Hungary’s parliament voted Tuesday to bar nationals from legally changing their gender, defying protests at home and abroad and warnings that transgender citizens will face greater discrimination.
The text of the new law as passed says gender would be defined as “biological sex based on primary sex characteristics and chromosomes”.
The law makes it impossible to change a person’s sex recorded at birth and therefore also prevents changing one’s legally recognised gender.
Hungarian LGBT rights organisation Hatter called the move “sad and outrageous” and said it ignored “practical and human rights concerns raised by dozens of civil society organisations and international bodies.”
Critics fear nationalist Prime Minister Viktor Orban’s government is pushing through parts of its controversial socially conservative agenda while attention is distracted by the coronavirus crisis.

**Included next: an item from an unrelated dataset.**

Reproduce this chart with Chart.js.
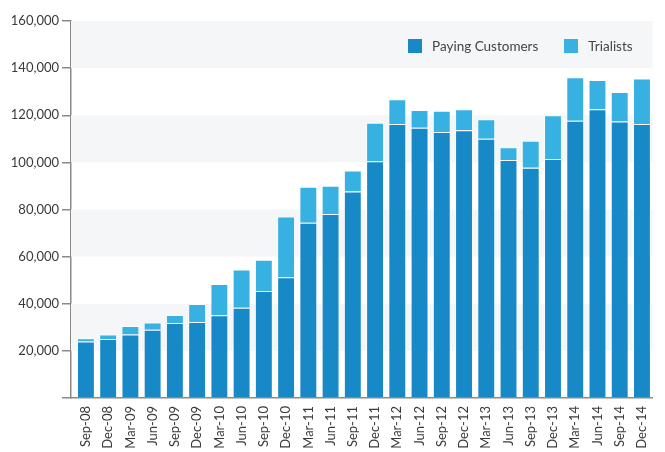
<!DOCTYPE html>
<html>
<head>
<meta charset="utf-8">
<script src="https://cdn.jsdelivr.net/npm/chart.js@4.4.1/dist/chart.umd.min.js"></script>
<style>
  html, body { margin: 0; padding: 0; background: #fff; }
  #wrap { position: relative; width: 665px; height: 452px; }
  #legend { position: absolute; top: 38px; left: 408px; font: 13.5px Lato, sans-serif; color: #444; white-space: nowrap; }
  #legend span.item { display: inline-block; margin-right: 26px; }
  #legend span.box { display: inline-block; width: 14px; height: 14px; vertical-align: -2px; margin-right: 10px; }
</style>
</head>
<body>
<div id="wrap">
  <canvas id="chart" width="665" height="452"></canvas>
  <div id="legend"></div>
</div>
<script>
const quarters = ['Sep-08','Dec-08','Mar-09','Jun-09','Sep-09','Dec-09','Mar-10','Jun-10','Sep-10','Dec-10',
    'Mar-11','Jun-11','Sep-11','Dec-11','Mar-12','Jun-12','Sep-12','Dec-12','Mar-13','Jun-13',
    'Sep-13','Dec-13','Mar-14','Jun-14','Sep-14','Dec-14'];

const payingCustomers = [24000, 25000, 27000, 29000, 31800, 32300, 35100, 38300, 45400, 51200,
    74400, 78100, 87600, 100500, 116300, 114700, 112900, 113600, 110000, 101000,
    97700, 101400, 117700, 122500, 117300, 116300];

const trialists = [1400, 2000, 3600, 3000, 3400, 7600, 13300, 16200, 13300, 25800,
    15300, 12000, 8900, 16300, 10500, 7500, 9000, 8900, 8300, 5400,
    11500, 18600, 18400, 12500, 12600, 19300];

const yTicks = [20000, 40000, 60000, 80000, 100000, 120000, 140000, 160000];

const payingColor = '#1789c6';
const trialColor = '#36b1e2';
const fontFamily = 'Lato, sans-serif';

// shaded bands every other tick interval
const bandPlugin = {
    id: 'bands',
    beforeDatasetsDraw(chart) {
        const { ctx, chartArea, scales } = chart;
        const y = scales.y;
        ctx.save();
        ctx.fillStyle = '#f5f6f8';
        for (let i = 0; i < yTicks.length; i += 2) {
            const top = y.getPixelForValue(yTicks[i + 1]);
            const bottom = y.getPixelForValue(yTicks[i]);
            ctx.fillRect(chartArea.left, top, chartArea.right - chartArea.left, bottom - top);
        }
        ctx.restore();
    }
};

// the first category starts a few px right of the y axis
const shiftPlugin = {
    id: 'shift',
    afterLayout(chart) {
        const x = chart.scales.x;
        x._startPixel = x.left + 3.8;
        x._length = x.right + 0.5 - x._startPixel;
    }
};

const ctx = document.getElementById('chart').getContext('2d');
const trendChart = new Chart(ctx, {
    type: 'bar',
    data: {
        labels: quarters,
        datasets: [{
            label: 'Paying Customers',
            data: payingCustomers,
            backgroundColor: payingColor,
            borderColor: 'rgba(255,255,255,0.55)',
            borderWidth: 1,
            borderSkipped: 'bottom',
            barPercentage: 0.805,
            categoryPercentage: 1.0
        }, {
            label: 'Trialists',
            data: trialists,
            backgroundColor: trialColor,
            borderColor: 'rgba(255,255,255,0.55)',
            borderWidth: 1,
            borderSkipped: 'bottom',
            barPercentage: 0.805,
            categoryPercentage: 1.0
        }]
    },
    options: {
        responsive: false,
        animation: false,
        layout: { padding: { top: 21, right: 0, left: 0, bottom: 0 } },
        plugins: {
            legend: { display: false },
            tooltip: { enabled: false }
        },
        scales: {
            x: {
                stacked: true,
                grid: { display: false, drawTicks: false },
                border: { display: true, color: '#8a8a8a', width: 1.5 },
                ticks: {
                    autoSkip: false,
                    maxRotation: 90,
                    minRotation: 90,
                    padding: 8,
                    color: '#3a3a3a',
                    font: { family: fontFamily, size: 13 }
                },
                afterFit(scale) { scale.height = 54; }
            },
            y: {
                stacked: true,
                min: 0,
                max: 160000,
                grid: { drawOnChartArea: false, tickLength: 9, color: '#8a8a8a', lineWidth: 1.5 },
                border: { display: true, color: '#8a8a8a', width: 1.5 },
                ticks: {
                    stepSize: 20000,
                    padding: 3,
                    color: '#3a3a3a',
                    font: { family: fontFamily, size: 13 },
                    callback: v => v === 0 ? '' : v.toLocaleString('en-US')
                },
                afterFit(scale) { scale.width = 71; }
            }
        }
    },
    plugins: [bandPlugin, shiftPlugin]
});

// legend as html, built from the datasets
document.getElementById('legend').innerHTML = trendChart.data.datasets.map(ds =>
    `<span class="item"><span class="box" style="background:${ds.backgroundColor}"></span>${ds.label}</span>`
).join('');
</script>
</body>
</html>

“We will not give up the fight: we ask the president of the republic to send the law for review to the Constitutional Court,” Hatter said in a statement sent to AFP, adding that it would explore possible legal challenges to the law, both in Hungary and abroad.
Rights activists say the new law will expose transgender Hungarians to greater discrimination in employment, housing, access to goods and services and official procedures.
Earlier this month parliament — dominated by Orban’s Fidesz party — rejected the ratification of a treaty aimed at combatting violence against women.
The government opposes the Istanbul Convention partly on the grounds that it promotes “destructive gender ideologies”.
Since Orban came to power in 2010, his government has pursued several policies it says uphold traditional Hungarian values, including inserting a definition of marriage in the constitution as being between one man and one woman and a 2018 decree which effectively banned universities from teaching gender studies courses.